Señor: Yo no soy como ese maula que allí, en tu santuario, con las manos extendidas, reza y se da golpes de pecho. Este reptil no hace parte de mi estirpe, ni por sus venas corre la sangre honorable que heredé de mis mayores. A tan repugnante samaritano lo acribillan los defectos: es un pitufo insignificante, descolorido como un convaleciente, harapiento y sucio, fornicador, borracho, mentiroso, degenerado y sinvergüenza. Mírale el rostro, Señor. El cabello se le desprende en gruesos nudos pastosos, con grumos de cebo, sus arrugas parecen canalones sombríos, su boca desportillada, sus ojos acuosos e inexpresivos, el mentón seco y anguloso, vacío el estómago, con túnica raída y pobretona y las cotizas que lo calzan parecen sacadas de los basureros. Su cuerpo es hediondo, Señor. Si acaso conoce el agua será la de los desechos residuales. Ese samaritano es una piltrafa corrupta.
Tú, Señor, ¿por qué lo aceptas en las sinagogas para escándalo de los sumos sacerdotes? Hace ruido cuando reza, recita oraciones que la plebe contesta con férvidos murmullos, clava su mirada de imbécil en el espacio y termina pidiéndote perdón por el gigantesco cementerio de sus pecados. Es imposible que le tengas piedad. Un desgraciado como ese, debe estar en lo profundo del averno, hurgado por trinchetes ardientes, punzado de continuo, respirando el aire azufrado que sale de los aposentos del diablo.
Yo no lo acepto, Señor. Es un bastardo que tendrá una descendencia maldita, arrumada en los extramuros, siempre sobrante y desagradable, infeliz reflejo de una sociedad incapaz de las asepsias. Hay que descontinuarlo, Señor. Castrarlo para evitar que nos sature con vástagos desnutridos; imposibilitarle, por cualquier medio, la reproducción; aislarlo, meterlo en el cuarto de las escorias. Su extirpación debe convertirse en una política oficial. No permitas que circule por los senderos que transita mi gente porque la infestaría. Los míos no están acostumbrados a los olores fermentados. Mi química no funciona con esos detritus que la sociedad rechaza.
Nosotros, los fariseos, pertenecemos a una casta superior. Son de nuestro agrado las campanillas sonoras, los homenajes, las pleitesías venerantes. Nos agrada gobernar para excluir. Es placentero hacer parte de una capilla olímpica y selecta, con el cetro en la cabeza de un príncipe divinizado, autócrata y rabioso, manipulador de privilegios. Entre más pequeña sea la cofradía, de mayor alcance es el beneficio. Por eso somos expertos en mentiras que, de tanto repetirlas, se convierten en verdades. La calumnia es nuestra demoledora arma homicida. Algún político feroz decía que era necesario calumniar porque de la calumnia algo queda. Con triquiñuelas perversas combatimos y tratamos de eliminar a nuestros adversarios.

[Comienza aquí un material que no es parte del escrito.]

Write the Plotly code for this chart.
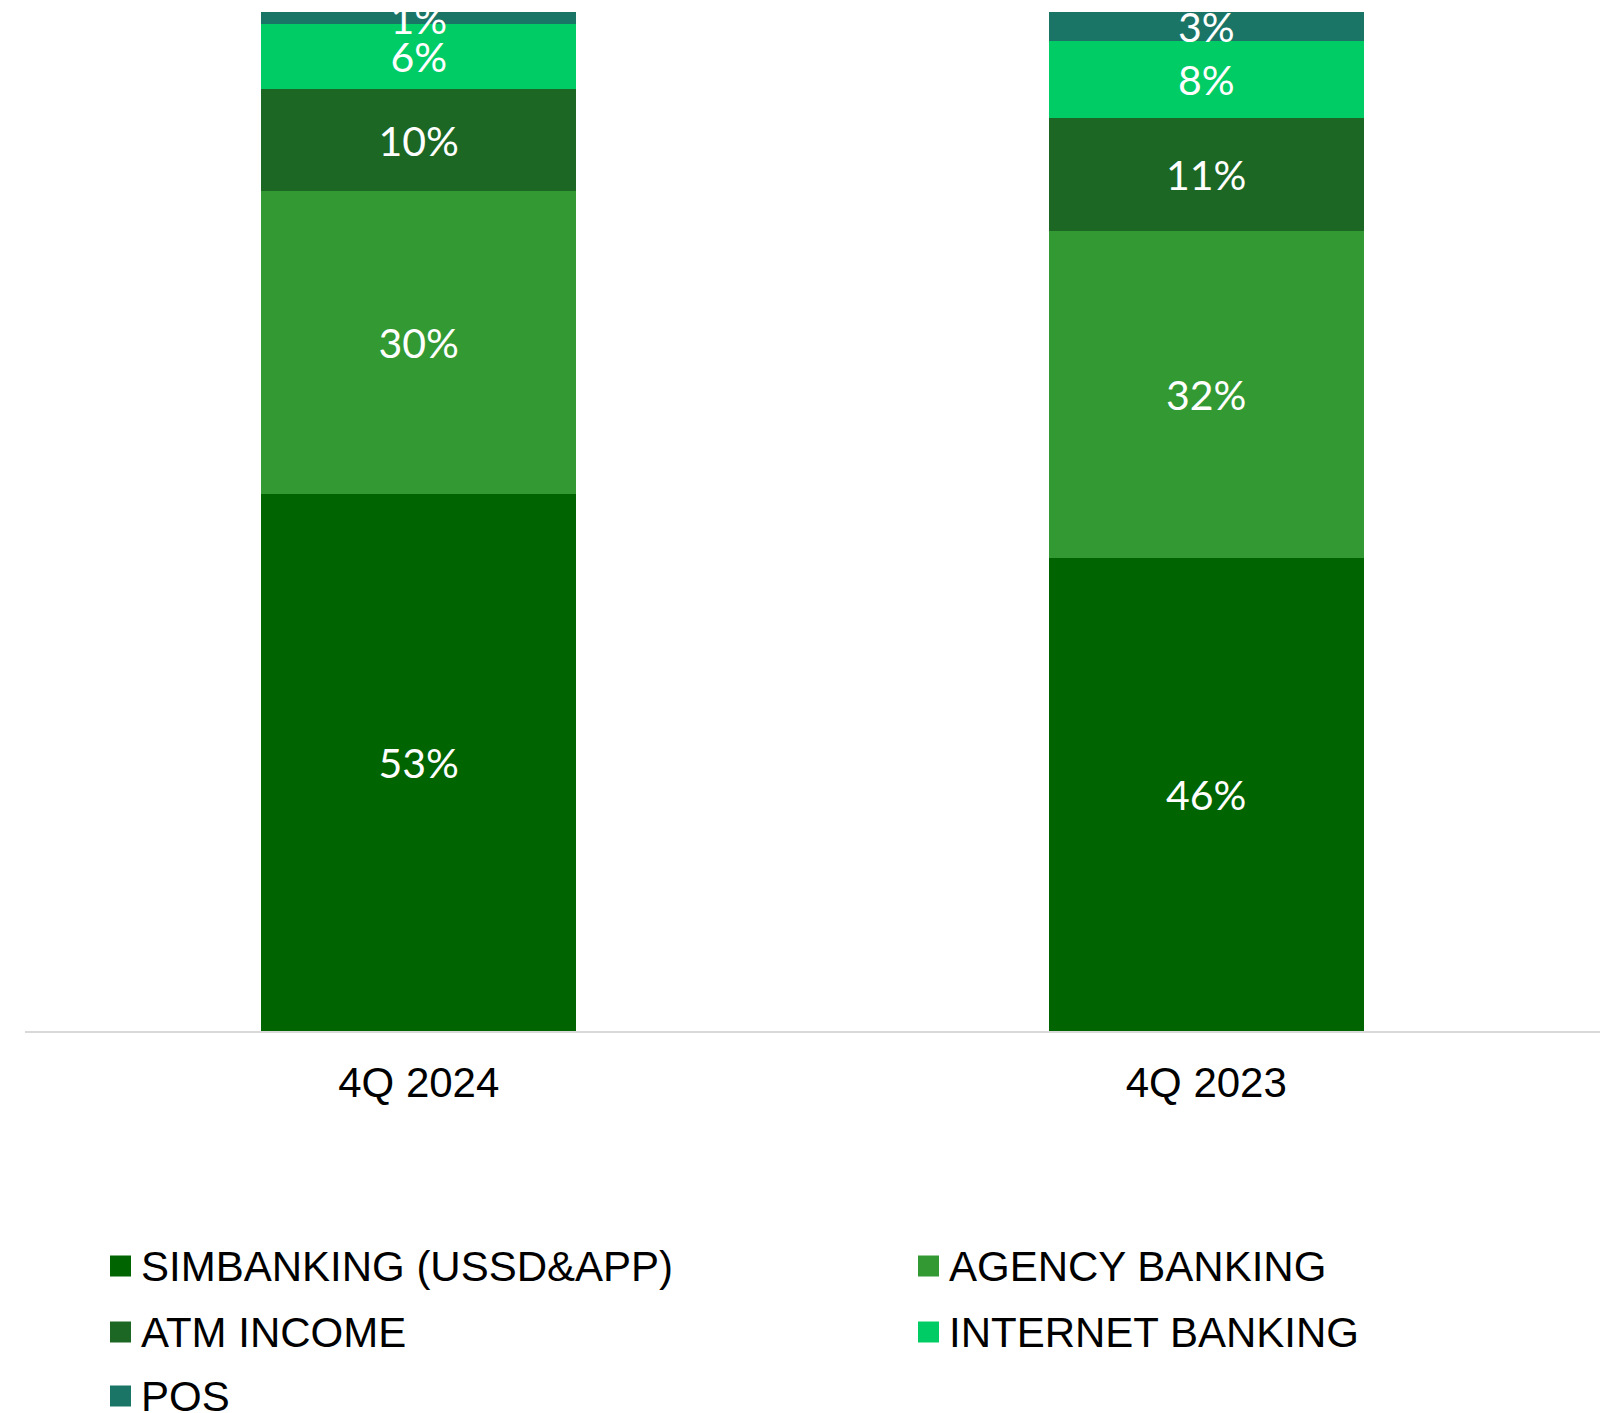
import plotly.graph_objects as go

# Channel income mix by quarter (% share)
quarters = ["4Q 2024", "4Q 2023"]
series_names = ["SIMBANKING (USSD&APP)", "AGENCY BANKING", "ATM INCOME", "INTERNET BANKING", "POS"]
simbanking = [52.7, 46.4]
agency_banking = [29.7, 32.1]
atm_income = [10.0, 11.1]
internet_banking = [6.4, 7.6]
pos = [1.2, 2.8]

series_values = [simbanking, agency_banking, atm_income, internet_banking, pos]
colors = ["#006400", "#339933", "#1b6723", "#00cc66", "#1a7566"]

W, H = 1614, 1413
M_L, M_R, M_T, M_B = 25, 14, 12, 382
plot_w = W - M_L - M_R
plot_h = H - M_T - M_B

fig = go.Figure()
for name, vals, col in zip(series_names, series_values, colors):
    fig.add_trace(go.Bar(
        x=quarters,
        y=vals,
        name=name,
        marker=dict(color=col, line=dict(width=0)),
        texttemplate="%{y:.0f}%",
        textposition="inside",
        insidetextanchor="middle",
        textangle=0,
        constraintext="none",
        textfont=dict(family="Lato, sans-serif", size=41, color="white"),
        hoverinfo="skip",
        showlegend=False,
    ))

# Custom two-column legend below the chart
def px_to_paper_x(px):
    return (px - M_L) / plot_w

def px_to_paper_y(py):
    return (H - M_B - py) / plot_h

row_centers = [1266, 1332, 1396]
col_square_left = [110, 918]
square = 21
text_gap = 8

shapes = []
annotations = []
for i, (name, col) in enumerate(zip(series_names, colors)):
    r, c = divmod(i, 2)
    yc = px_to_paper_y(row_centers[r])
    x0 = col_square_left[c]
    shapes.append(dict(
        type="rect", xref="paper", yref="paper",
        xsizemode="pixel", ysizemode="pixel",
        xanchor=px_to_paper_x(x0), yanchor=yc,
        x0=0, x1=square, y0=-square / 2, y1=square / 2,
        fillcolor=col, line=dict(width=0),
    ))
    annotations.append(dict(
        text=name, xref="paper", yref="paper",
        x=px_to_paper_x(x0 + square + text_gap), y=yc,
        xanchor="left", yanchor="middle", showarrow=False,
        font=dict(family="Arial, Liberation Sans, sans-serif", size=42, color="black"),
    ))

fig.update_layout(
    width=W, height=H,
    margin=dict(l=M_L, r=M_R, t=M_T, b=M_B, pad=0),
    barmode="stack",
    bargap=0.6,
    plot_bgcolor="white",
    paper_bgcolor="white",
    showlegend=False,
    shapes=shapes,
    annotations=annotations,
    xaxis=dict(
        showline=True, linecolor="#d9d9d9", linewidth=2,
        ticks="", showgrid=False, zeroline=False,
        tickfont=dict(family="Arial, Liberation Sans, sans-serif", size=42, color="black"),
        ticklabelstandoff=14,
    ),
    yaxis=dict(range=[0, 100], visible=False, showgrid=False, zeroline=False),
)

fig.write_html("out.html")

Nada queremos con los samaritanos, Señor. Son odiosos. No calzan nuestras sandalias de algodón finísimo, no se engalanan con abrigos de color leonado, no usan brazaletes de oro, ni de sus cuellos penden adornos vistosos, no tienen garbo al andar, no se maquillan para los festejos. Los samaritanos, Señor, son una resaca despreciable, un fastidioso excremento social.
Gracias Señor por nuestra piel blanca, por nuestros bellos ojos azules, por la pureza certificada de nuestra sangre, por el brillo de nuestros apellidos, por ser antípodas de los samaritanos. No queremos mezclarnos. Ellos son la guacherna. Nosotros el privilegio. Ellos el pecado. Nosotros la virtud. Con ellos está el demonio. Con nosotros la Divina Providencia. Para ellos se hizo el infierno. Para nosotros el reino de los cielos.
Reflexión: Colombia es el paraíso de los fariseos. Estamos ahítos de camanduleros hipócritas, de comediantes, mercachifles, farsantes, lechuguinos, pisaverdes, de gatos livianos sobre los cobertizos calientes. Nunca los fariseos dan la cara. Tiran la piedra y se esconden. Son escurridizos y cobardes.